▶ **EXERCISE DESCRIPTION**
Only the pictures are omitted; repeat all other data exactly.

** Start of DATA PROVIDED **

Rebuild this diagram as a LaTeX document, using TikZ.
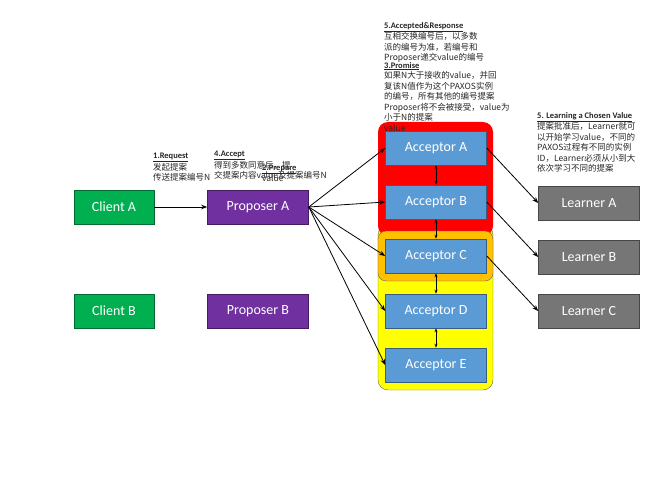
\documentclass[tikz,border=0pt]{standalone}
\usepackage{fontspec}
\setmainfont{Carlito}
\newfontfamily\cjk{Noto Sans CJK SC}
\usetikzlibrary{arrows.meta}
\begin{document}
\begin{tikzpicture}[x=1pt,y=-1pt,
 box/.style={draw=#1!60!black,line width=0.6pt,fill=#1,minimum width=101pt,minimum height=34pt,text=white,font=\fontsize{14}{14}\selectfont,inner sep=0pt},
 cbox/.style={box=#1,minimum width=80pt},
 arr/.style={-{Stealth[length=6pt]},line width=0.8pt},
 darr/.style={{Stealth[length=4pt]}-{Stealth[length=4pt]},line width=0.6pt},
 note/.style={align=left,anchor=north west,inner sep=0pt,font=\cjk\fontsize{8.5}{10.5}\selectfont,text=black!85}]
\useasboundingbox (0,0) rectangle (667,500);
\definecolor{cgreen}{RGB}{0,176,80}
\definecolor{cpurple}{RGB}{112,48,160}
\definecolor{cblue}{RGB}{91,155,213}
\definecolor{cgray}{RGB}{118,118,118}
\definecolor{cyel}{RGB}{255,255,0}
\definecolor{cred}{RGB}{255,0,0}
\definecolor{corange}{RGB}{255,192,0}
\fill[cyel,rounded corners=10pt,draw=black!60] (378,225) rectangle (493,390);
\fill[cred,rounded corners=10pt] (378,122) rectangle (493,236);
\fill[corange,rounded corners=8pt,draw=black!60] (378,231) rectangle (493,281);
\node[cbox=cgreen] (ca) at (114,207) {Client A};
\node[cbox=cgreen] (cb) at (114,311) {Client B};
\node[box=cpurple] (pa) at (258,207) {Proposer A};
\node[box=cpurple] (pb) at (258,311) {Proposer B};
\node[box=cblue] (aa) at (436,148) {Acceptor A};
\node[box=cblue] (ab) at (436,202) {Acceptor B};
\node[box=cblue] (ac) at (436,256) {Acceptor C};
\node[box=cblue] (ad) at (436,311) {Acceptor D};
\node[box=cblue] (ae) at (436,365) {Acceptor E};
\node[box=cgray] (la) at (589,203) {Learner A};
\node[box=cgray] (lb) at (589,257) {Learner B};
\node[box=cgray] (lc) at (589,311) {Learner C};
\draw[arr] (ca) -- (pa);
\foreach \a in {aa,ab,ac,ad,ae} \draw[arr] (pa.east) -- (\a.west);
\draw[darr] (aa) -- (ab); \draw[darr] (ab) -- (ac); \draw[darr] (ac) -- (ad); \draw[darr] (ad) -- (ae);
\draw[arr] (aa.east) -- (la.west);
\draw[arr] (ab.east) -- (lb.west);
\draw[arr] (ac.east) -- (lc.west);
\node[note] (n1) at (153,153) {{\fontspec{Carlito}\bfseries\underline{1.Request}}\\发起提案\\传送提案编号N};
\node[note] (n4) at (214,151) {{\fontspec{Carlito}\bfseries\underline{4.Accept}}\\得到多数同意后，提\\交提案内容value及提案编号N};
\node[note] (n2) at (262,165) {{\fontspec{Carlito}\bfseries\underline{2.Prepare}}\\value};
\node[note] (n5) at (384,22) {{\fontspec{Carlito}\bfseries\underline{5.Accepted\&Response}}\\互相交换编号后，以多数\\派的编号为准，若编号和\\Proposer递交value的编号};
\node[note] (n3) at (384,62) {{\fontspec{Carlito}\bfseries\underline{3.Promise}}\\如果N大于接收的value，并回\\复该N值作为这个PAXOS实例\\的编号，所有其他的编号提案\\Proposer将不会被接受，value为\\小于N的提案\\value};
\node[note] (n6) at (537,112) {{\fontspec{Carlito}\bfseries\underline{5. Learning a Chosen Value}}\\提案批准后，Learner就可\\以开始学习value，不同的\\PAXOS过程有不同的实例\\ID，Learner必须从小到大\\依次学习不同的提案};
\end{tikzpicture}
\end{document}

** End of DATA PROVIDED **

▶ **RESPONSE TO THE TASK**
Rebuild this diagram as a LaTeX document, using TikZ.
\documentclass[tikz,border=0pt]{standalone}
\usepackage{fontspec}
\setmainfont{Carlito}
\newfontfamily\cjk{Noto Sans CJK SC}
\usetikzlibrary{arrows.meta}
\begin{document}
\begin{tikzpicture}[x=1pt,y=-1pt,
 box/.style={draw=#1!60!black,line width=0.6pt,fill=#1,minimum width=101pt,minimum height=34pt,text=white,font=\fontsize{14}{14}\selectfont,inner sep=0pt},
 cbox/.style={box=#1,minimum width=80pt},
 arr/.style={-{Stealth[length=6pt]},line width=0.8pt},
 darr/.style={{Stealth[length=4pt]}-{Stealth[length=4pt]},line width=0.6pt},
 note/.style={align=left,anchor=north west,inner sep=0pt,font=\cjk\fontsize{8.5}{10.5}\selectfont,text=black!85}]
\useasboundingbox (0,0) rectangle (667,500);
\definecolor{cgreen}{RGB}{0,176,80}
\definecolor{cpurple}{RGB}{112,48,160}
\definecolor{cblue}{RGB}{91,155,213}
\definecolor{cgray}{RGB}{118,118,118}
\definecolor{cyel}{RGB}{255,255,0}
\definecolor{cred}{RGB}{255,0,0}
\definecolor{corange}{RGB}{255,192,0}
\fill[cyel,rounded corners=10pt,draw=black!60] (378,225) rectangle (493,390);
\fill[cred,rounded corners=10pt] (378,122) rectangle (493,236);
\fill[corange,rounded corners=8pt,draw=black!60] (378,231) rectangle (493,281);
\node[cbox=cgreen] (ca) at (114,207) {Client A};
\node[cbox=cgreen] (cb) at (114,311) {Client B};
\node[box=cpurple] (pa) at (258,207) {Proposer A};
\node[box=cpurple] (pb) at (258,311) {Proposer B};
\node[box=cblue] (aa) at (436,148) {Acceptor A};
\node[box=cblue] (ab) at (436,202) {Acceptor B};
\node[box=cblue] (ac) at (436,256) {Acceptor C};
\node[box=cblue] (ad) at (436,311) {Acceptor D};
\node[box=cblue] (ae) at (436,365) {Acceptor E};
\node[box=cgray] (la) at (589,203) {Learner A};
\node[box=cgray] (lb) at (589,257) {Learner B};
\node[box=cgray] (lc) at (589,311) {Learner C};
\draw[arr] (ca) -- (pa);
\foreach \a in {aa,ab,ac,ad,ae} \draw[arr] (pa.east) -- (\a.west);
\draw[darr] (aa) -- (ab); \draw[darr] (ab) -- (ac); \draw[darr] (ac) -- (ad); \draw[darr] (ad) -- (ae);
\draw[arr] (aa.east) -- (la.west);
\draw[arr] (ab.east) -- (lb.west);
\draw[arr] (ac.east) -- (lc.west);
\node[note] (n1) at (153,153) {{\fontspec{Carlito}\bfseries\underline{1.Request}}\\发起提案\\传送提案编号N};
\node[note] (n4) at (214,151) {{\fontspec{Carlito}\bfseries\underline{4.Accept}}\\得到多数同意后，提\\交提案内容value及提案编号N};
\node[note] (n2) at (262,165) {{\fontspec{Carlito}\bfseries\underline{2.Prepare}}\\value};
\node[note] (n5) at (384,22) {{\fontspec{Carlito}\bfseries\underline{5.Accepted\&Response}}\\互相交换编号后，以多数\\派的编号为准，若编号和\\Proposer递交value的编号};
\node[note] (n3) at (384,62) {{\fontspec{Carlito}\bfseries\underline{3.Promise}}\\如果N大于接收的value，并回\\复该N值作为这个PAXOS实例\\的编号，所有其他的编号提案\\Proposer将不会被接受，value为\\小于N的提案\\value};
\node[note] (n6) at (537,112) {{\fontspec{Carlito}\bfseries\underline{5. Learning a Chosen Value}}\\提案批准后，Learner就可\\以开始学习value，不同的\\PAXOS过程有不同的实例\\ID，Learner必须从小到大\\依次学习不同的提案};
\end{tikzpicture}
\end{document}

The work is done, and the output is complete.